### Problem statement
Lift out all lines below that contain "chart".

[Plotting code records]
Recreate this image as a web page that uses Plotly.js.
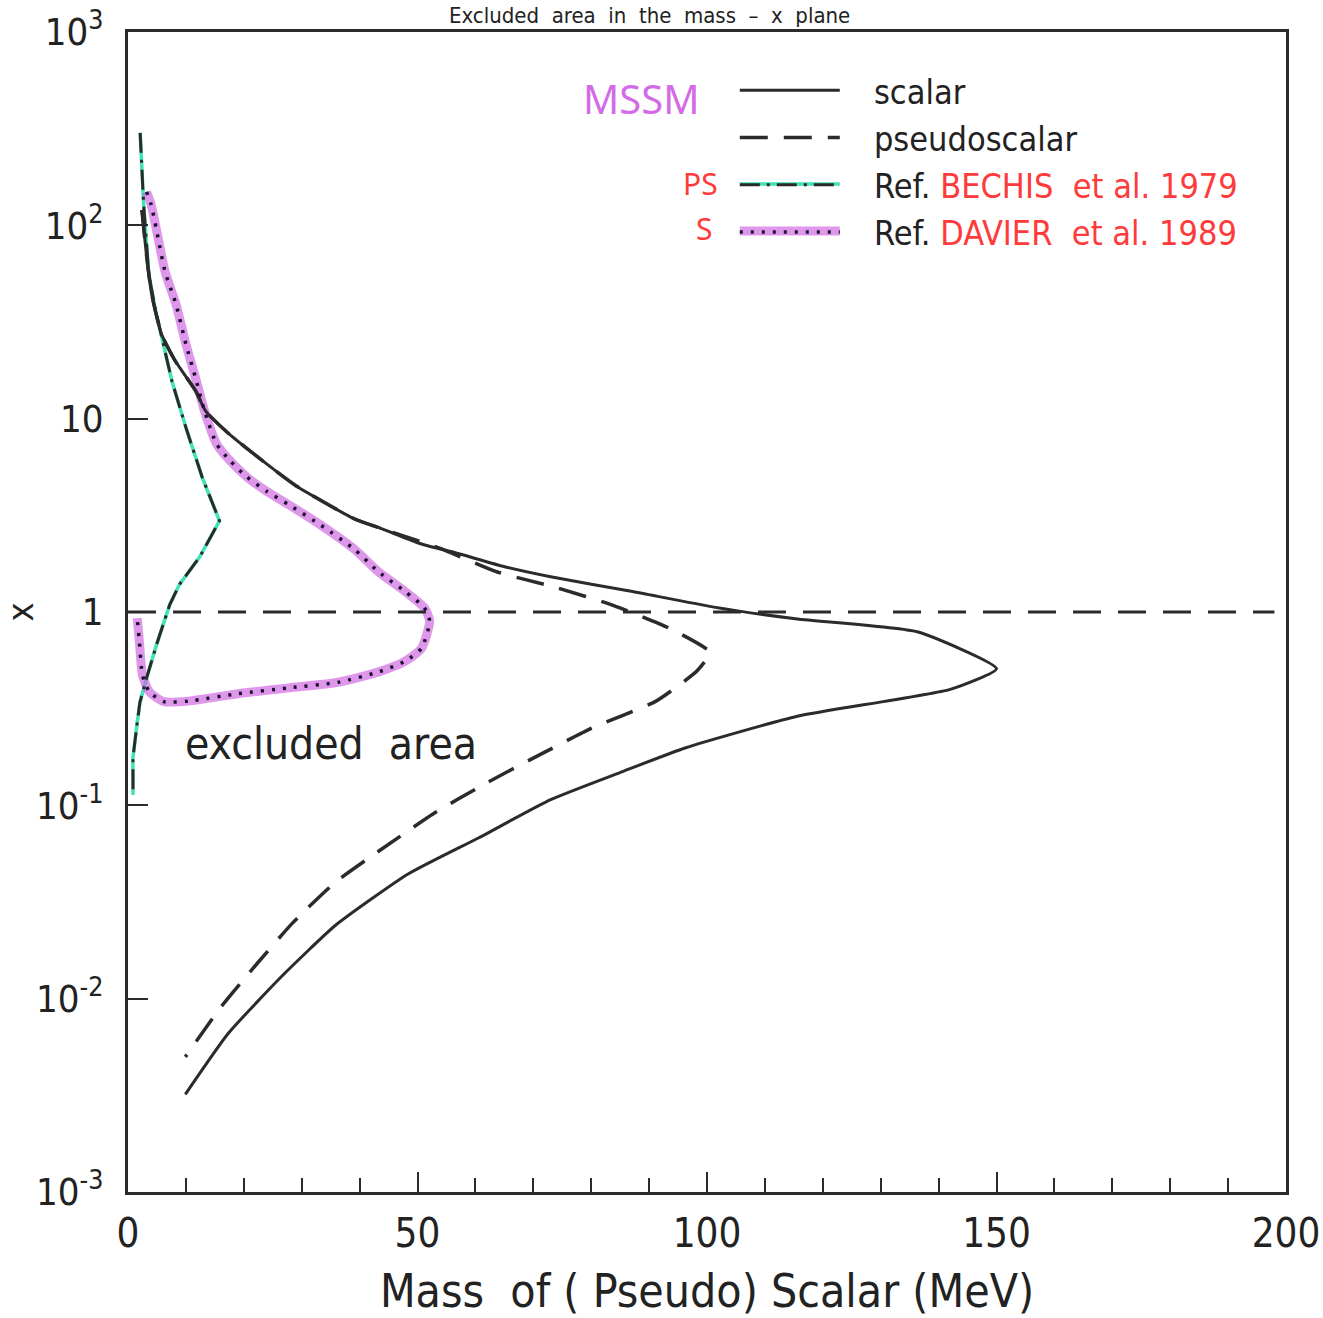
<!DOCTYPE html>
<html>
<head>
<meta charset="utf-8">
<script src="https://cdn.plot.ly/plotly-3.0.1.min.js"></script>
<style>
  html, body { margin: 0; padding: 0; background: #ffffff; }
  #chart { width: 1323px; height: 1318px; }
</style>
</head>
<body>
<div id="chart"></div>
<script>
// ---- data ----
const massScalar = [2.4, 3.2, 4.1, 5.8, 8.2, 11.7, 13.4, 17.4, 23.1, 29.0, 39.1, 43.8, 50.8, 56.4, 65.2, 73.0, 86.9, 101.2, 115.6, 136.3, 150.0, 142.0, 115.6, 96.2, 85.3, 73.0, 60.6, 48.3, 35.8, 26.6, 17.3, 9.9];
const xScalar    = [120, 70, 43.8, 27.3, 19.8, 13.9, 10.96, 8.36, 6.1, 4.5, 3.03, 2.7, 2.24, 2.03, 1.71, 1.52, 1.28, 1.06, 0.92, 0.79, 0.509, 0.398, 0.289, 0.198, 0.149, 0.107, 0.068, 0.044, 0.0239, 0.0131, 0.0066, 0.0032];

const massPseudo = [2.4, 3.2, 4.1, 5.8, 8.2, 11.7, 13.4, 17.4, 23.1, 29.0, 39.1, 43.8, 53.8, 63.8, 73.9, 83.9, 93.3, 100.5, 98.3, 91.2, 80.0, 70.4, 61.8, 52.6, 43.9, 35.8, 28.4, 22.3, 16.1, 9.9];
const xPseudo    = [120, 70, 43.8, 27.3, 19.8, 13.9, 10.96, 8.36, 6.1, 4.5, 3.03, 2.7, 2.14, 1.61, 1.34, 1.08, 0.83, 0.618, 0.497, 0.346, 0.25, 0.178, 0.13, 0.09, 0.0596, 0.04, 0.0246, 0.0152, 0.0091, 0.005];

const massBechis = [2.1, 2.7, 3.6, 4.8, 7.6, 10.0, 12.8, 15.8, 12.4, 8.9, 7.2, 4.95, 3.25, 2.05, 1.54, 0.85, 0.87];
const xBechis    = [301, 128, 55.6, 35.8, 15.6, 9.0, 4.99, 2.96, 1.93, 1.39, 1.09, 0.68, 0.46, 0.34, 0.26, 0.176, 0.113];

const massDavier = [3.2, 4.0, 6.4, 8.3, 10.0, 11.8, 13.2, 15.3, 17.6, 20.5, 24.0, 27.7, 33.4, 39.1, 43.3, 47.8, 51.2, 52.1, 50.7, 47.8, 43.3, 36.3, 27.7, 19.0, 10.4, 6.2, 3.7, 2.5, 1.97, 1.6];
const xDavier    = [149, 128, 57.7, 39, 24.3, 15.7, 11.0, 7.4, 6.07, 5.0, 4.2, 3.6, 2.8, 2.11, 1.61, 1.28, 1.05, 0.90, 0.65, 0.555, 0.49, 0.433, 0.405, 0.378, 0.346, 0.344, 0.386, 0.472, 0.70, 0.93];

const massRefLine = [0, 198];
const xRefLine    = [1, 1];

const yTickVals = [0.001, 0.01, 0.1, 1, 10, 100, 1000];
const yTickText = ['10<sup>-3</sup>', '10<sup>-2</sup>', '10<sup>-1</sup>', '1', '10', '10<sup>2</sup>', '10<sup>3</sup>'];
const xTickVals = [0, 50, 100, 150, 200];
const xTickText = ['0', '50', '100', '150', '200'];

// ---- style ----
const FONT = '"DejaVu Sans Condensed", "DejaVu Sans", sans-serif';
const INK = '#2b2b2b';
const RED = '#ff3a3a';
const GREEN = '#3fe3b6';
const PURPLE = 'rgba(205,95,225,0.65)';
const SP = '\u00a0\u00a0\u00a0';
const NB = '\u00a0\u00a0\u00a0\u00a0\u00a0';

const traces = [
  { x: massBechis, y: xBechis, mode: 'lines', name: '\u00a0', legend: 'legend',
    line: { color: GREEN, width: 3.5 }, hoverinfo: 'skip' },
  { x: massDavier, y: xDavier, mode: 'lines', name: '\u00a0\u00a0', legend: 'legend',
    line: { color: PURPLE, width: 9, shape: 'spline', smoothing: 0.6 }, hoverinfo: 'skip' },
  { x: massRefLine, y: xRefLine, mode: 'lines', showlegend: false,
    line: { color: INK, width: 3, dash: '28px,17px' } },
  { x: massScalar, y: xScalar, mode: 'lines', name: SP + 'scalar', legend: 'legend2',
    line: { color: INK, width: 3, shape: 'spline', smoothing: 0.5 } },
  { x: massPseudo, y: xPseudo, mode: 'lines', name: SP + 'pseudoscalar', legend: 'legend2',
    line: { color: INK, width: 3.5, dash: '28px,16px', shape: 'spline', smoothing: 0.5 } },
  { x: massBechis, y: xBechis, mode: 'lines', legend: 'legend2',
    name: SP + 'Ref. <span style="color:' + RED + '">BECHIS  et al. 1979</span>',
    line: { color: INK, width: 3, dash: '20px,7px,3px,7px' } },
  { x: massDavier, y: xDavier, mode: 'lines', legend: 'legend2',
    name: SP + 'Ref. <span style="color:' + RED + '">DAVIER  et al. 1989</span>',
    line: { color: '#1c1230', width: 3.5, dash: '3px,8px', shape: 'spline', smoothing: 0.6 } }
];

const legendFont = { family: FONT, size: 34, color: '#222' };
const ROW = 46.8;
const LEG_TOP = 0.9744;

const layout = {
  width: 1323, height: 1318,
  margin: { l: 128, r: 37, t: 32, b: 126 },
  paper_bgcolor: '#ffffff', plot_bgcolor: '#ffffff',
  font: { family: FONT, color: '#222' },
  showlegend: true,
  legend: {
    x: 0.524, xanchor: 'left', y: LEG_TOP - 2 * ROW / 1160, yanchor: 'top',
    bgcolor: 'rgba(0,0,0,0)', borderwidth: 0,
    itemwidth: 100, font: legendFont, traceorder: 'normal'
  },
  legend2: {
    x: 0.524, xanchor: 'left', y: LEG_TOP, yanchor: 'top',
    bgcolor: 'rgba(0,0,0,0)', borderwidth: 0,
    itemwidth: 100, font: legendFont, traceorder: 'normal'
  },
  xaxis: {
    range: [0, 200], showgrid: false, zeroline: false,
    showline: true, linecolor: INK, linewidth: 3, mirror: true,
    ticks: 'inside', ticklen: 20, tickwidth: 2, tickcolor: INK,
    tickvals: xTickVals, ticktext: xTickText,
    ticklabelstandoff: 4,
    tickfont: { family: FONT, size: 40, color: '#222' },
    minor: { dtick: 10, ticks: 'inside', ticklen: 14, tickwidth: 2, tickcolor: INK, showgrid: false },
    title: { text: 'Mass  of ( Pseudo) Scalar (MeV)' + NB, font: { family: FONT, size: 46, color: '#222' }, standoff: 20 }
  },
  yaxis: {
    type: 'log', range: [-3, 3], showgrid: false, zeroline: false,
    showline: true, linecolor: INK, linewidth: 3, mirror: true,
    ticks: 'inside', ticklen: 20, tickwidth: 2, tickcolor: INK,
    tickvals: yTickVals, ticktext: yTickText,
    ticklabelstandoff: 14,
    tickfont: { family: FONT, size: 38, color: '#222' },
    title: { text: 'x', font: { family: FONT, size: 36, color: '#222' }, standoff: 40 }
  },
  annotations: [
    { xref: 'paper', yref: 'paper', x: 0.443, y: 0.968, text: 'MSSM', showarrow: false,
      font: { family: 'Noto Sans, sans-serif', size: 40, color: '#d36be6' } },
    { xref: 'paper', yref: 'paper', x: 0.494, y: 0.889, text: 'PS', showarrow: false,
      font: { family: 'Noto Sans, sans-serif', size: 30, color: RED } },
    { xref: 'paper', yref: 'paper', x: 0.497, y: 0.850, text: 'S', showarrow: false,
      font: { family: 'Noto Sans, sans-serif', size: 30, color: RED } },
    { xref: 'x', yref: 'y', x: 35, y: Math.log10(0.21), xanchor: 'center', text: 'excluded  area', showarrow: false,
      font: { family: FONT, size: 44, color: '#222' } },
    { xref: 'paper', yref: 'paper', x: 0.45, y: 1.0, yanchor: 'bottom', yshift: 2,
      text: 'Excluded  area  in  the  mass  \u2013  x  plane', showarrow: false,
      font: { family: FONT, size: 22, color: '#222' } }
  ]
};

Plotly.newPlot('chart', traces, layout, { displayModeBar: false, staticPlot: true });
</script>
</body>
</html>
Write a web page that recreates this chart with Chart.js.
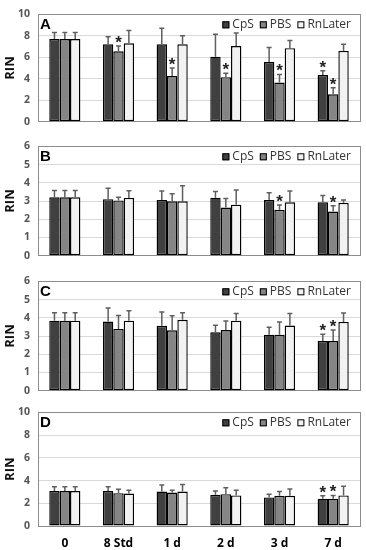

### Correct result
  #chart { width: 1323px; height: 1318px; }
<div id="chart"></div>
Plotly.newPlot('chart', traces, layout, { displayModeBar: false, staticPlot: true });
Write a web page that recreates this chart with Chart.js.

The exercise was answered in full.